**** Source data ****

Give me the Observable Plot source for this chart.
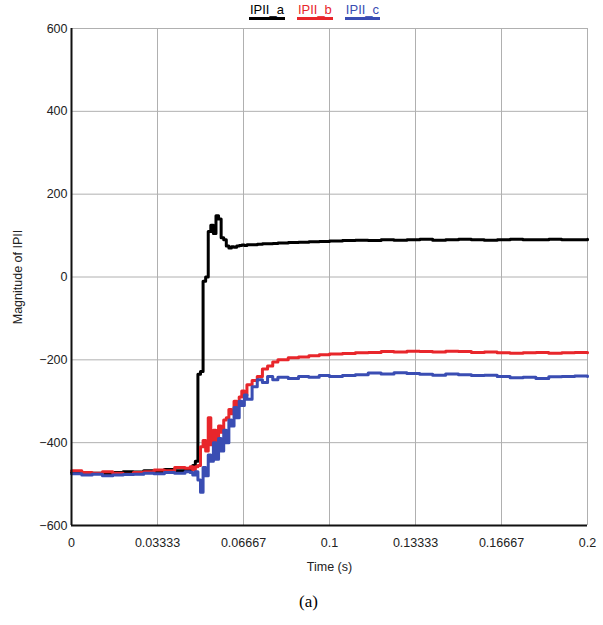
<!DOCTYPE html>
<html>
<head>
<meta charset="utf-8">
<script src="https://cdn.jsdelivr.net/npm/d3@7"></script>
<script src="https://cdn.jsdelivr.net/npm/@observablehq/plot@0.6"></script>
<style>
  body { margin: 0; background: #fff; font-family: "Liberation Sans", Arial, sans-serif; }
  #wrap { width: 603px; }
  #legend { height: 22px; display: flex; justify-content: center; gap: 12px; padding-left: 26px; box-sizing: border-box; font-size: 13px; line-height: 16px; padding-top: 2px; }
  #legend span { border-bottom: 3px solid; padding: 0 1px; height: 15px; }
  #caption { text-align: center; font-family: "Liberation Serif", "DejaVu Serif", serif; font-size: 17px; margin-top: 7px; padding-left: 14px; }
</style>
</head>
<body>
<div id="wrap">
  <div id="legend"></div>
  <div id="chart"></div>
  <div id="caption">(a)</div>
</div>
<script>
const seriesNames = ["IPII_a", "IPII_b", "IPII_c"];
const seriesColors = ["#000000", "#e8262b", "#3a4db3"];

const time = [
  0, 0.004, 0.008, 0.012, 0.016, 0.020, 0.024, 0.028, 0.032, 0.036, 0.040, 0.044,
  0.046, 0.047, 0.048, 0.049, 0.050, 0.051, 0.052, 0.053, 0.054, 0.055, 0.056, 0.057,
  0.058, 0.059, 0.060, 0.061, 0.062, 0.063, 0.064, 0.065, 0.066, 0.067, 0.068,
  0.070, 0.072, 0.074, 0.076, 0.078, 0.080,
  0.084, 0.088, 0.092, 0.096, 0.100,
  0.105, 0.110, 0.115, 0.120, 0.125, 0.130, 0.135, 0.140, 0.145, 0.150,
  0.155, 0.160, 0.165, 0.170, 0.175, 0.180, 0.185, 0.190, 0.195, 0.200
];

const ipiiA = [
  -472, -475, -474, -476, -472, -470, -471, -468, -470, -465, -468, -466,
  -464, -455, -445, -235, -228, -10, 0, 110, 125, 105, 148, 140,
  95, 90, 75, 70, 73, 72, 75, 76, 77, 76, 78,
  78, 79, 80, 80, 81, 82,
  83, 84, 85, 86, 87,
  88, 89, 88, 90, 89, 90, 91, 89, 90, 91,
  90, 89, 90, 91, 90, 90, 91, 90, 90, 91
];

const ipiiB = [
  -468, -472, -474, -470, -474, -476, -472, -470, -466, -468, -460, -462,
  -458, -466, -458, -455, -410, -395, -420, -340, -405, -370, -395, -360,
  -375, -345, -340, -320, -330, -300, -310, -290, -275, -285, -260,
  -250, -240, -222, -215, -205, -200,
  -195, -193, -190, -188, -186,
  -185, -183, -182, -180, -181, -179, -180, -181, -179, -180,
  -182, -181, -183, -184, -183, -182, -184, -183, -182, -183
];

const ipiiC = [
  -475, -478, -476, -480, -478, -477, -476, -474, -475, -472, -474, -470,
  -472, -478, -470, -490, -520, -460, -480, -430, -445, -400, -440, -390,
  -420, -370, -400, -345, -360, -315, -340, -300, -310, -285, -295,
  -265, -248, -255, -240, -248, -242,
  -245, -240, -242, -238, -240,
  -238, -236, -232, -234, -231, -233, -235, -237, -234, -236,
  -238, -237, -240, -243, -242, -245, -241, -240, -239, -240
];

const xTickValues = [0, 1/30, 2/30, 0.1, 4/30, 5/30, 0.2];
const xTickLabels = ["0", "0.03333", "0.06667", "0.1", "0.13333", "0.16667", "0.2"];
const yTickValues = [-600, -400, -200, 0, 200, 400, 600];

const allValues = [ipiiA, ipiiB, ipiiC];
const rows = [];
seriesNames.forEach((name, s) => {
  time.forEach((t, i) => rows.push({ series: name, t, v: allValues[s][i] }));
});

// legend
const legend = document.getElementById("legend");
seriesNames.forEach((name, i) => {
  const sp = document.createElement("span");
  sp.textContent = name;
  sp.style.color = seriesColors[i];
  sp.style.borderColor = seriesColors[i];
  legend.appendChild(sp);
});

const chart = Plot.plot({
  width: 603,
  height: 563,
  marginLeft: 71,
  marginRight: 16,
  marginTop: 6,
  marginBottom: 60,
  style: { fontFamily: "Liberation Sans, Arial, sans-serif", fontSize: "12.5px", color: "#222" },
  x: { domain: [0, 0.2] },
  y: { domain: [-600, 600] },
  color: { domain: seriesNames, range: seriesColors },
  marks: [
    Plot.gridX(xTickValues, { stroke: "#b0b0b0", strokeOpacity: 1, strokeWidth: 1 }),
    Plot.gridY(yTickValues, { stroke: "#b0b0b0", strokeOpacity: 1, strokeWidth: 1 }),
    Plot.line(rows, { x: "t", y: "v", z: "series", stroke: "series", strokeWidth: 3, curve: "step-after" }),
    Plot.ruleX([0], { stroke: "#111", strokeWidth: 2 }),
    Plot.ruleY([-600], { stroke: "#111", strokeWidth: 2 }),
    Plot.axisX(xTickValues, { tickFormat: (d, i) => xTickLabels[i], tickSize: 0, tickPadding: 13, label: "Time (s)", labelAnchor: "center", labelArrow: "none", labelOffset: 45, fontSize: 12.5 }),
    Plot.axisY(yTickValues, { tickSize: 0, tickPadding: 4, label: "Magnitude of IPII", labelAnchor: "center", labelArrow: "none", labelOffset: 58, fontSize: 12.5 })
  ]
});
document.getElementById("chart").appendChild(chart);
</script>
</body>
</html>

****

▸ Short exercise: Keep every word of the data as it is when you write it out, but drop the pictures.

▸ Problem solution:
Give me the Observable Plot source for this chart.
<!DOCTYPE html>
<html>
<head>
<meta charset="utf-8">
<script src="https://cdn.jsdelivr.net/npm/d3@7"></script>
<script src="https://cdn.jsdelivr.net/npm/@observablehq/plot@0.6"></script>
<style>
  body { margin: 0; background: #fff; font-family: "Liberation Sans", Arial, sans-serif; }
  #wrap { width: 603px; }
  #legend { height: 22px; display: flex; justify-content: center; gap: 12px; padding-left: 26px; box-sizing: border-box; font-size: 13px; line-height: 16px; padding-top: 2px; }
  #legend span { border-bottom: 3px solid; padding: 0 1px; height: 15px; }
  #caption { text-align: center; font-family: "Liberation Serif", "DejaVu Serif", serif; font-size: 17px; margin-top: 7px; padding-left: 14px; }
</style>
</head>
<body>
<div id="wrap">
  <div id="legend"></div>
  <div id="chart"></div>
  <div id="caption">(a)</div>
</div>
<script>
const seriesNames = ["IPII_a", "IPII_b", "IPII_c"];
const seriesColors = ["#000000", "#e8262b", "#3a4db3"];

const time = [
  0, 0.004, 0.008, 0.012, 0.016, 0.020, 0.024, 0.028, 0.032, 0.036, 0.040, 0.044,
  0.046, 0.047, 0.048, 0.049, 0.050, 0.051, 0.052, 0.053, 0.054, 0.055, 0.056, 0.057,
  0.058, 0.059, 0.060, 0.061, 0.062, 0.063, 0.064, 0.065, 0.066, 0.067, 0.068,
  0.070, 0.072, 0.074, 0.076, 0.078, 0.080,
  0.084, 0.088, 0.092, 0.096, 0.100,
  0.105, 0.110, 0.115, 0.120, 0.125, 0.130, 0.135, 0.140, 0.145, 0.150,
  0.155, 0.160, 0.165, 0.170, 0.175, 0.180, 0.185, 0.190, 0.195, 0.200
];

const ipiiA = [
  -472, -475, -474, -476, -472, -470, -471, -468, -470, -465, -468, -466,
  -464, -455, -445, -235, -228, -10, 0, 110, 125, 105, 148, 140,
  95, 90, 75, 70, 73, 72, 75, 76, 77, 76, 78,
  78, 79, 80, 80, 81, 82,
  83, 84, 85, 86, 87,
  88, 89, 88, 90, 89, 90, 91, 89, 90, 91,
  90, 89, 90, 91, 90, 90, 91, 90, 90, 91
];

const ipiiB = [
  -468, -472, -474, -470, -474, -476, -472, -470, -466, -468, -460, -462,
  -458, -466, -458, -455, -410, -395, -420, -340, -405, -370, -395, -360,
  -375, -345, -340, -320, -330, -300, -310, -290, -275, -285, -260,
  -250, -240, -222, -215, -205, -200,
  -195, -193, -190, -188, -186,
  -185, -183, -182, -180, -181, -179, -180, -181, -179, -180,
  -182, -181, -183, -184, -183, -182, -184, -183, -182, -183
];

const ipiiC = [
  -475, -478, -476, -480, -478, -477, -476, -474, -475, -472, -474, -470,
  -472, -478, -470, -490, -520, -460, -480, -430, -445, -400, -440, -390,
  -420, -370, -400, -345, -360, -315, -340, -300, -310, -285, -295,
  -265, -248, -255, -240, -248, -242,
  -245, -240, -242, -238, -240,
  -238, -236, -232, -234, -231, -233, -235, -237, -234, -236,
  -238, -237, -240, -243, -242, -245, -241, -240, -239, -240
];

const xTickValues = [0, 1/30, 2/30, 0.1, 4/30, 5/30, 0.2];
const xTickLabels = ["0", "0.03333", "0.06667", "0.1", "0.13333", "0.16667", "0.2"];
const yTickValues = [-600, -400, -200, 0, 200, 400, 600];

const allValues = [ipiiA, ipiiB, ipiiC];
const rows = [];
seriesNames.forEach((name, s) => {
  time.forEach((t, i) => rows.push({ series: name, t, v: allValues[s][i] }));
});

// legend
const legend = document.getElementById("legend");
seriesNames.forEach((name, i) => {
  const sp = document.createElement("span");
  sp.textContent = name;
  sp.style.color = seriesColors[i];
  sp.style.borderColor = seriesColors[i];
  legend.appendChild(sp);
});

const chart = Plot.plot({
  width: 603,
  height: 563,
  marginLeft: 71,
  marginRight: 16,
  marginTop: 6,
  marginBottom: 60,
  style: { fontFamily: "Liberation Sans, Arial, sans-serif", fontSize: "12.5px", color: "#222" },
  x: { domain: [0, 0.2] },
  y: { domain: [-600, 600] },
  color: { domain: seriesNames, range: seriesColors },
  marks: [
    Plot.gridX(xTickValues, { stroke: "#b0b0b0", strokeOpacity: 1, strokeWidth: 1 }),
    Plot.gridY(yTickValues, { stroke: "#b0b0b0", strokeOpacity: 1, strokeWidth: 1 }),
    Plot.line(rows, { x: "t", y: "v", z: "series", stroke: "series", strokeWidth: 3, curve: "step-after" }),
    Plot.ruleX([0], { stroke: "#111", strokeWidth: 2 }),
    Plot.ruleY([-600], { stroke: "#111", strokeWidth: 2 }),
    Plot.axisX(xTickValues, { tickFormat: (d, i) => xTickLabels[i], tickSize: 0, tickPadding: 13, label: "Time (s)", labelAnchor: "center", labelArrow: "none", labelOffset: 45, fontSize: 12.5 }),
    Plot.axisY(yTickValues, { tickSize: 0, tickPadding: 4, label: "Magnitude of IPII", labelAnchor: "center", labelArrow: "none", labelOffset: 58, fontSize: 12.5 })
  ]
});
document.getElementById("chart").appendChild(chart);
</script>
</body>
</html>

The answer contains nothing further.